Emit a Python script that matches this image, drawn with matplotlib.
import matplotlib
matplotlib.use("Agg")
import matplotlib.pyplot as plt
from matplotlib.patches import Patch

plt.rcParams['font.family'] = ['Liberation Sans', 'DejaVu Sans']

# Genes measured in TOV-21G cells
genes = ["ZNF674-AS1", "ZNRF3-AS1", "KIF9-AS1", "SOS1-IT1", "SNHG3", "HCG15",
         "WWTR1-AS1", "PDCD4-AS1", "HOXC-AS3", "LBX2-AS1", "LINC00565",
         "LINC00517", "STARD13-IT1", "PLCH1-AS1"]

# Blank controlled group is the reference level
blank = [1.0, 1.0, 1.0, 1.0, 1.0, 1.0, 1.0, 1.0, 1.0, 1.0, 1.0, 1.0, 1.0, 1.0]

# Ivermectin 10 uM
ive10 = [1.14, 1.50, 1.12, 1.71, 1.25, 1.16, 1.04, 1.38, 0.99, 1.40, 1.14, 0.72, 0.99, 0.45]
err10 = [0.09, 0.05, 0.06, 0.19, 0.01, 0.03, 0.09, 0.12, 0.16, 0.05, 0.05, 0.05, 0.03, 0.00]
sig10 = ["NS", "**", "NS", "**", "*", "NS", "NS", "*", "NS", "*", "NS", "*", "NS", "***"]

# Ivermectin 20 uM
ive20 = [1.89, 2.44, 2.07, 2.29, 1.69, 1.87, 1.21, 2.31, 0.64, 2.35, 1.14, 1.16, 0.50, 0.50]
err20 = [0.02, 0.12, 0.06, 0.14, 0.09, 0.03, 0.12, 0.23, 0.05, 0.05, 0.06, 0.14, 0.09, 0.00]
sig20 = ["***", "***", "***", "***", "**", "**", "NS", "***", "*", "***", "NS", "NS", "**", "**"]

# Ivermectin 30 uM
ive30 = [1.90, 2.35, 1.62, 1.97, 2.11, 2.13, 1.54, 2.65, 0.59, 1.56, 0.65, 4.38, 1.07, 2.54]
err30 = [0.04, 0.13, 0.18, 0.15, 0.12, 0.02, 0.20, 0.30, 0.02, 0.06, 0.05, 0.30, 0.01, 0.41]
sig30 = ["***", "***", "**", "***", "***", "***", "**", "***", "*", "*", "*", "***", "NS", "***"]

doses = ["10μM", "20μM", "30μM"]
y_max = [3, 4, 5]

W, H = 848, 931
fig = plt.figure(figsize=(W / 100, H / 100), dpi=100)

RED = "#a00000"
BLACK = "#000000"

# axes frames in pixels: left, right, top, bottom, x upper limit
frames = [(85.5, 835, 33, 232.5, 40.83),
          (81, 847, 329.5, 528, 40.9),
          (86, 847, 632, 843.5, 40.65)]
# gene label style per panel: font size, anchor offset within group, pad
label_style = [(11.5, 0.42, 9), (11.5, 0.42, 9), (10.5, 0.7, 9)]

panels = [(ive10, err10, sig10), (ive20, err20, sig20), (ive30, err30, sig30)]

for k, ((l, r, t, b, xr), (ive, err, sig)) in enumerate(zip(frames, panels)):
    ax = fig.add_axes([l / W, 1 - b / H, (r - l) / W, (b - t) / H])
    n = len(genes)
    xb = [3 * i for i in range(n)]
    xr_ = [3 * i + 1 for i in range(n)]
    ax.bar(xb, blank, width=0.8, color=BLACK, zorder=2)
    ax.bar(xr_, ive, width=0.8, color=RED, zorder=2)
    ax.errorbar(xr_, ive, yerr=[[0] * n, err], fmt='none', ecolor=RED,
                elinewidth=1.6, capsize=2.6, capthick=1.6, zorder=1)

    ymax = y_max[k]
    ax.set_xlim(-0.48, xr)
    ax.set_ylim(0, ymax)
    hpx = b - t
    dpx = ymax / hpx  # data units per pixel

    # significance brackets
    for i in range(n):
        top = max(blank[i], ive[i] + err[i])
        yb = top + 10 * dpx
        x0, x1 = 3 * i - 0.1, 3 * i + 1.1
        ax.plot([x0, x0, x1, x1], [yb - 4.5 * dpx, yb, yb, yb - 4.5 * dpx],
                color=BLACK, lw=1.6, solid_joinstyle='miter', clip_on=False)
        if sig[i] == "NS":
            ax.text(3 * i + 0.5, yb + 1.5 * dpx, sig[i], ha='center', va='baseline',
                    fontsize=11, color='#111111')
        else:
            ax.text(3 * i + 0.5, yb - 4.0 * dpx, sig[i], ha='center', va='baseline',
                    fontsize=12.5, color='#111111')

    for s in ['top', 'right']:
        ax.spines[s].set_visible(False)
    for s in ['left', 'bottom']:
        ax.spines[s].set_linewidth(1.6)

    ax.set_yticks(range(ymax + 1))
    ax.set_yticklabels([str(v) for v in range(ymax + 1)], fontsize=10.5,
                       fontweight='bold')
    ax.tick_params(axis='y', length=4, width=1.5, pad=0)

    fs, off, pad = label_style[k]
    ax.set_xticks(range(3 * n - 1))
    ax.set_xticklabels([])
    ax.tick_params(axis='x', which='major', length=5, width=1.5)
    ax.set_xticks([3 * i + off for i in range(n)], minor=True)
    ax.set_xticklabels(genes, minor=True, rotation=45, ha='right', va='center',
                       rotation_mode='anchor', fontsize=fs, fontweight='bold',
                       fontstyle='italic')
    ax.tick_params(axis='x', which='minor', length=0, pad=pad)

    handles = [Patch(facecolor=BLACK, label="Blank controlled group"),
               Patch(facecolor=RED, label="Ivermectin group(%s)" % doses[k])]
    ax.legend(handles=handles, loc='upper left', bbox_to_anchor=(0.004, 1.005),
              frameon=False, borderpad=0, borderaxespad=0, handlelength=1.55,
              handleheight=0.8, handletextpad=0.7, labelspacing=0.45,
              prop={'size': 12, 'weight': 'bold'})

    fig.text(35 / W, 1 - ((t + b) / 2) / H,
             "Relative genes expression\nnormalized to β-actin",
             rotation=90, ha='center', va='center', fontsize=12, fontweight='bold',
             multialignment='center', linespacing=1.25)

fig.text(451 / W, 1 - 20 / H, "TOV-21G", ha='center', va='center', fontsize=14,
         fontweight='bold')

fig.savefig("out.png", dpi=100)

----

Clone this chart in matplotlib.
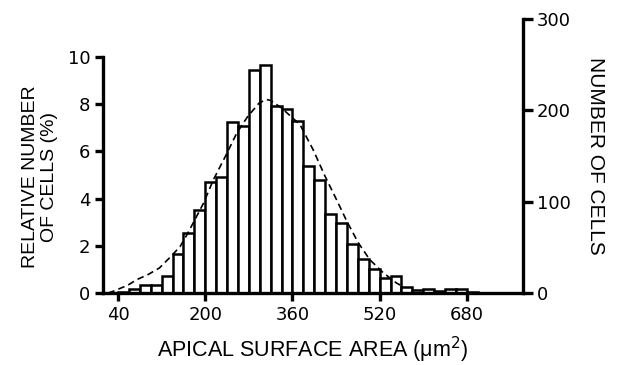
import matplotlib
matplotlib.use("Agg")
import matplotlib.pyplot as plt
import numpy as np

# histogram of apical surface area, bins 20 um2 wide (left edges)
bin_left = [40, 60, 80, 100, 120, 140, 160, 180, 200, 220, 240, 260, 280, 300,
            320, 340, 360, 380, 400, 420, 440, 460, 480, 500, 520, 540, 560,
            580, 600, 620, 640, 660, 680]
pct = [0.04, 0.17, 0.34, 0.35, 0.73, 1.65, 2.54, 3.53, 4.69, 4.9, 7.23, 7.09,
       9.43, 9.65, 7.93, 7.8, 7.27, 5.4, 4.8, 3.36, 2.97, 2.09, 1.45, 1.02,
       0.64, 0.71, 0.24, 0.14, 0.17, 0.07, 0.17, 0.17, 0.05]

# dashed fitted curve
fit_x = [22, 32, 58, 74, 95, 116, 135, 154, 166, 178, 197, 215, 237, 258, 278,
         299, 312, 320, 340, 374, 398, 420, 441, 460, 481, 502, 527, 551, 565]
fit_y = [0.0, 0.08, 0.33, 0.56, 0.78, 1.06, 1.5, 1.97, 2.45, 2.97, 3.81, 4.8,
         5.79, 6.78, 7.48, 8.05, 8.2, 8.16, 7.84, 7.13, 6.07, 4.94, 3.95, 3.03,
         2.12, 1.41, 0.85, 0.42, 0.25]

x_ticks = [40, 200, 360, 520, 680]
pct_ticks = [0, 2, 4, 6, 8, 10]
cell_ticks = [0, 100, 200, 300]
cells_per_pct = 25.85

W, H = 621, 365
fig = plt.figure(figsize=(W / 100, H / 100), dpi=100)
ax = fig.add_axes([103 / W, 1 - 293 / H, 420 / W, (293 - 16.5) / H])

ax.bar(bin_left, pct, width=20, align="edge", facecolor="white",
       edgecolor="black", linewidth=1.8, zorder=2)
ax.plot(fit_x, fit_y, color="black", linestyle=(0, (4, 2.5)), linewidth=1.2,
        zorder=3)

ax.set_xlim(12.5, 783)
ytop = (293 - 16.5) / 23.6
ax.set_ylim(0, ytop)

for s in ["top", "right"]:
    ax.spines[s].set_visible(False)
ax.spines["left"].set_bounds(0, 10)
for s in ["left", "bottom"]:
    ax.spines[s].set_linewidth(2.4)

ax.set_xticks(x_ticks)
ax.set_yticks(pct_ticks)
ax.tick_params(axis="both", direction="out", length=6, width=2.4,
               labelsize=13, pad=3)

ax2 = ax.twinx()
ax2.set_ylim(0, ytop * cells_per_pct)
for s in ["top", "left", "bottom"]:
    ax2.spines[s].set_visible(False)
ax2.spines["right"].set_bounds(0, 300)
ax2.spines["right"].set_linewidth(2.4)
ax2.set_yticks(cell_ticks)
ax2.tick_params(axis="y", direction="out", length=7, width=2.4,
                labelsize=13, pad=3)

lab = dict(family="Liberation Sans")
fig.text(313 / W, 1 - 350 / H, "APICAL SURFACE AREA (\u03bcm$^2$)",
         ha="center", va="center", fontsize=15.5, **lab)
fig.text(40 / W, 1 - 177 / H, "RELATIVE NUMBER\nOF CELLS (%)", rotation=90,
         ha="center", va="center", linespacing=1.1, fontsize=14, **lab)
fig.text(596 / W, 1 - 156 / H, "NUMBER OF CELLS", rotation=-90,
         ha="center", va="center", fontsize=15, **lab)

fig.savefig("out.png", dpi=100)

----

> [INSTRUCTIONS FOR THE TASK]: Search the data above for lines holding "this" and copy each of them.

> [RESPONSE]:
Emit a Python script that matches this image, drawn with matplotlib.
Clone this chart in matplotlib.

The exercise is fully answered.